• EXERCISE AIM:
In the entries that follow, how many lines hold the string "this"? Give only that number.

• PROVIDED DATA:
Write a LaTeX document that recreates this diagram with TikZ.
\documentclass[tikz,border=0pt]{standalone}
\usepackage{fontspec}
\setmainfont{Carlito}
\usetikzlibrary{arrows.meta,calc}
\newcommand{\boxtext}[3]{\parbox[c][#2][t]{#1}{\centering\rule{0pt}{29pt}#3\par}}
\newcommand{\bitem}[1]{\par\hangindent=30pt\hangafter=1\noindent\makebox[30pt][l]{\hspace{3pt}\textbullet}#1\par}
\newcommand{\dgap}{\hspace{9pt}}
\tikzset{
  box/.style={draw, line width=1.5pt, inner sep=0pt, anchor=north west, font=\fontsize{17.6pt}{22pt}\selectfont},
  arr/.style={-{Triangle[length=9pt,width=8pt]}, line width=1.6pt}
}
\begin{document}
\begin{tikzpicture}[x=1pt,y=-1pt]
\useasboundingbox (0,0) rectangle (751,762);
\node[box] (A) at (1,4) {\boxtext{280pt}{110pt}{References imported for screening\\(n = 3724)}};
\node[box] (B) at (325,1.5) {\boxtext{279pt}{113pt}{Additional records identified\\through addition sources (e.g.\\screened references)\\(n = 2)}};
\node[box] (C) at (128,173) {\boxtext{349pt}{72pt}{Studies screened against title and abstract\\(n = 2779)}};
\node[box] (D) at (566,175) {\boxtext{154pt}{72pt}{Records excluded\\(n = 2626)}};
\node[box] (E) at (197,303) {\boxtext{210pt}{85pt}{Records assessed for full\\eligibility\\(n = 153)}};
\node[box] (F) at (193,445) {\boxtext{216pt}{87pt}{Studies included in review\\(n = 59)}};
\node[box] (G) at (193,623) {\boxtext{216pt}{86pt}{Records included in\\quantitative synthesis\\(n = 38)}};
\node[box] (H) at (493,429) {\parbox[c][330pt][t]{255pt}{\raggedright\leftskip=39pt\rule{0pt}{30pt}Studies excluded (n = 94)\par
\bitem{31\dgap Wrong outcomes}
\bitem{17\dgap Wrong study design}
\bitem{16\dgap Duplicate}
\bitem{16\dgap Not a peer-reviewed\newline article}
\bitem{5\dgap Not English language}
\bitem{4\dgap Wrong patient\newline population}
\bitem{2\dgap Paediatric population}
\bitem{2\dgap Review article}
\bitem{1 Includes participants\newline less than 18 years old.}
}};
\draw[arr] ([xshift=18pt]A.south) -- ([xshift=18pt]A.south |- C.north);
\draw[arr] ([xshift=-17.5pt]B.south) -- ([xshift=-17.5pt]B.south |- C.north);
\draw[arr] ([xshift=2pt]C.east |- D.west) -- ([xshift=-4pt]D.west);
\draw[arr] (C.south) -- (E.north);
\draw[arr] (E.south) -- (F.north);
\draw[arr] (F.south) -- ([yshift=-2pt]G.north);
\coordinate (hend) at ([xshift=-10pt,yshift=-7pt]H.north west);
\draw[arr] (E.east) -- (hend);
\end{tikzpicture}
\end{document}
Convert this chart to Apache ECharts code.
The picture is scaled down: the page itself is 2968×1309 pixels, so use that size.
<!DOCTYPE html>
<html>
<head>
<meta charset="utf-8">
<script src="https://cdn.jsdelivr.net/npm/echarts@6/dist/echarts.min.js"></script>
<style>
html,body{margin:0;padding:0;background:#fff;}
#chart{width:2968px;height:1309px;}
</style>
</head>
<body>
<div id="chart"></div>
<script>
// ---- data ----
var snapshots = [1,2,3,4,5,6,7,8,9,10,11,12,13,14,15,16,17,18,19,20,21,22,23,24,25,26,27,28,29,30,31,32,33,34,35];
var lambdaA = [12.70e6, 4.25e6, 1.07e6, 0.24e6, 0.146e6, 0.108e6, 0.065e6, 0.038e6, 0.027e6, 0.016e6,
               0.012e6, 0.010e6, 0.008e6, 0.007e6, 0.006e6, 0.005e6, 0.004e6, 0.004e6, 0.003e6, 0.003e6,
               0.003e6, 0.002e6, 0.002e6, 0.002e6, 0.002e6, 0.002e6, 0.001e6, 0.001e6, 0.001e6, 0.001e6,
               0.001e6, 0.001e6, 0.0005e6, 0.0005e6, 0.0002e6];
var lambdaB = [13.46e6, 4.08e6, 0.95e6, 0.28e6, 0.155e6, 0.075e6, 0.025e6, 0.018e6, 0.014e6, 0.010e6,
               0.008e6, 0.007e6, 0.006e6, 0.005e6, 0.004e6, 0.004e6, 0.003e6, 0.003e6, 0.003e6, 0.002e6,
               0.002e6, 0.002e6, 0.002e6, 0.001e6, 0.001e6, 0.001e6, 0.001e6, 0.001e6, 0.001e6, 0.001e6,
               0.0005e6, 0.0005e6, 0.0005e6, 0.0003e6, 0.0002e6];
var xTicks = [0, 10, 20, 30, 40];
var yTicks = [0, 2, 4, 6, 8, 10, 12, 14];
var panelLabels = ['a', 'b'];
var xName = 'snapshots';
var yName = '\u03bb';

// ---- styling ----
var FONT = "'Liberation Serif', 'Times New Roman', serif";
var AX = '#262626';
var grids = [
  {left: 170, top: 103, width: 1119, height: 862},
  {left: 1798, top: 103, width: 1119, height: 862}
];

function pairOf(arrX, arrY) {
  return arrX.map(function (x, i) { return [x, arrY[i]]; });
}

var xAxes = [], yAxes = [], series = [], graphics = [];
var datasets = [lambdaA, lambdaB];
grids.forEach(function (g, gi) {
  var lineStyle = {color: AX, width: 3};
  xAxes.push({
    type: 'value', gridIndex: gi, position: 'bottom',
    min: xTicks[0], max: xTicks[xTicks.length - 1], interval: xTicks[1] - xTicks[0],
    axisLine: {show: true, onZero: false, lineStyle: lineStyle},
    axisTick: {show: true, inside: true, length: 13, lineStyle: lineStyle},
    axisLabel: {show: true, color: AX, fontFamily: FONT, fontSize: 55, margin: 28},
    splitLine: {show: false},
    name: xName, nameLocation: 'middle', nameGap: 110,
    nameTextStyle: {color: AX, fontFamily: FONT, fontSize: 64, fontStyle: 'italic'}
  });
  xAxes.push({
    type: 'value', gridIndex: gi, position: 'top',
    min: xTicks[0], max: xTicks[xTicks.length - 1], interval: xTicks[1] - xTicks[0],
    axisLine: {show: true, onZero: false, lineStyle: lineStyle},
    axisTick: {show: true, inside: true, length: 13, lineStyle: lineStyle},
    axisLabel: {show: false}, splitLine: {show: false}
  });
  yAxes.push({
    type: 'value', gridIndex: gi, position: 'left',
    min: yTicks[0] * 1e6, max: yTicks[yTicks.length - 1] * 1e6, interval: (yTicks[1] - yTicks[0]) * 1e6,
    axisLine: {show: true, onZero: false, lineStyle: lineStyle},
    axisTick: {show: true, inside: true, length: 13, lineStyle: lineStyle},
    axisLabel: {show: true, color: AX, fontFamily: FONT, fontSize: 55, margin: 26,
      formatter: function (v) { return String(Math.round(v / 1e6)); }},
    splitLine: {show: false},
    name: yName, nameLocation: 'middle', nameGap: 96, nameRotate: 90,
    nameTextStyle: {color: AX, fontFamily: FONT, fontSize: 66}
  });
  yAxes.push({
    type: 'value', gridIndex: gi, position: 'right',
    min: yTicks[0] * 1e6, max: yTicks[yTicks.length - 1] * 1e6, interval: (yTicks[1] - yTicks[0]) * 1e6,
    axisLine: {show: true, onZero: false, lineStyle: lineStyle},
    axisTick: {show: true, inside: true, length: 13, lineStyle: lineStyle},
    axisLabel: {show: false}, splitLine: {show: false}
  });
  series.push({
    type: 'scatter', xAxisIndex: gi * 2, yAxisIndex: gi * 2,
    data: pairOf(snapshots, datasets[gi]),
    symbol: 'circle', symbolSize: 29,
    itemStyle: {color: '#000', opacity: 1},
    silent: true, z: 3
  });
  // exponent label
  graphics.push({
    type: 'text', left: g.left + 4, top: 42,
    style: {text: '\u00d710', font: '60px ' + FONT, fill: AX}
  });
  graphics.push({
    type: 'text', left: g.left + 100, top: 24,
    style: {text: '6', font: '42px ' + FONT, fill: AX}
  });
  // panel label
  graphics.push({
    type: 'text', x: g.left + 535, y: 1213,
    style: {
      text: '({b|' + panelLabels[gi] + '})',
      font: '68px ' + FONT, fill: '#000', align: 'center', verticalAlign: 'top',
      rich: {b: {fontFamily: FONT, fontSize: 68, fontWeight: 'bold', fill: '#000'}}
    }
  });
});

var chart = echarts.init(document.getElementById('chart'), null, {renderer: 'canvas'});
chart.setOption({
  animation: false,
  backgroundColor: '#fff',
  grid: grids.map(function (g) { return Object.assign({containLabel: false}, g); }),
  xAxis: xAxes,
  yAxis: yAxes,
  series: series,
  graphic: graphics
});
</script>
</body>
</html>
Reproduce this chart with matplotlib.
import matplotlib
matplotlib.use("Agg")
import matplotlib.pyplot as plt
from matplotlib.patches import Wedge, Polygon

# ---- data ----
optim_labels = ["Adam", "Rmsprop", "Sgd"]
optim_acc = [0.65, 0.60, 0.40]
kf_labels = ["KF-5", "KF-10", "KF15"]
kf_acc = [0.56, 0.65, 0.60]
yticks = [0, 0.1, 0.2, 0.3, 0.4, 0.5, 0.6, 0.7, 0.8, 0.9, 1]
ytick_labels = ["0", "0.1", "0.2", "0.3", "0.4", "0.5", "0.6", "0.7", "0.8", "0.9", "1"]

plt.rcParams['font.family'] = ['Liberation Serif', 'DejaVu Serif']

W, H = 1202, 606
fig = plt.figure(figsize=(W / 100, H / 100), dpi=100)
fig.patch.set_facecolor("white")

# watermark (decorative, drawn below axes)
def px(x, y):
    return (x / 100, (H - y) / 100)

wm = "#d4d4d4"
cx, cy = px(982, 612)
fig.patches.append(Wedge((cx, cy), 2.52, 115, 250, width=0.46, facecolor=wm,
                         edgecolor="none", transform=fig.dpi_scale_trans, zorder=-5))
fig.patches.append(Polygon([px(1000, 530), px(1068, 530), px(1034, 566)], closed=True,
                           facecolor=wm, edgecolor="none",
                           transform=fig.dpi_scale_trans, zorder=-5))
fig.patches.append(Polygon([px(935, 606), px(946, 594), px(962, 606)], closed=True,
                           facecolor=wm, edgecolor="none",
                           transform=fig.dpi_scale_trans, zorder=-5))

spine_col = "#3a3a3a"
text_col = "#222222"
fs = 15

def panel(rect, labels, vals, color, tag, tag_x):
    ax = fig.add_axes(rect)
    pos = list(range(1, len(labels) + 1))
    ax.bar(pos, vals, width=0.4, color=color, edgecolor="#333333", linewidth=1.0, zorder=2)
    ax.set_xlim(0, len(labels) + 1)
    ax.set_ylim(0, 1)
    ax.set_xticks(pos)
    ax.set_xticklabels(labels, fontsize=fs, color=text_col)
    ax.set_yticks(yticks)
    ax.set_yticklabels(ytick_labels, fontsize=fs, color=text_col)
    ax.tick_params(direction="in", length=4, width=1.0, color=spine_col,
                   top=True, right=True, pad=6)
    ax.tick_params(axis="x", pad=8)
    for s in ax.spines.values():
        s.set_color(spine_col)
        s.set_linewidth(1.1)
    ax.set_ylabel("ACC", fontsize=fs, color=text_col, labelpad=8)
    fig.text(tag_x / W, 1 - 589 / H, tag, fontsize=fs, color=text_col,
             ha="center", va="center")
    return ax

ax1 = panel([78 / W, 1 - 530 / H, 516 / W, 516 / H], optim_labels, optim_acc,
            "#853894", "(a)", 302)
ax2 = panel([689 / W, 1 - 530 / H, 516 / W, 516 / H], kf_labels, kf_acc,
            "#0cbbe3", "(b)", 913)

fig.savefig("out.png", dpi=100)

• RESULT:
3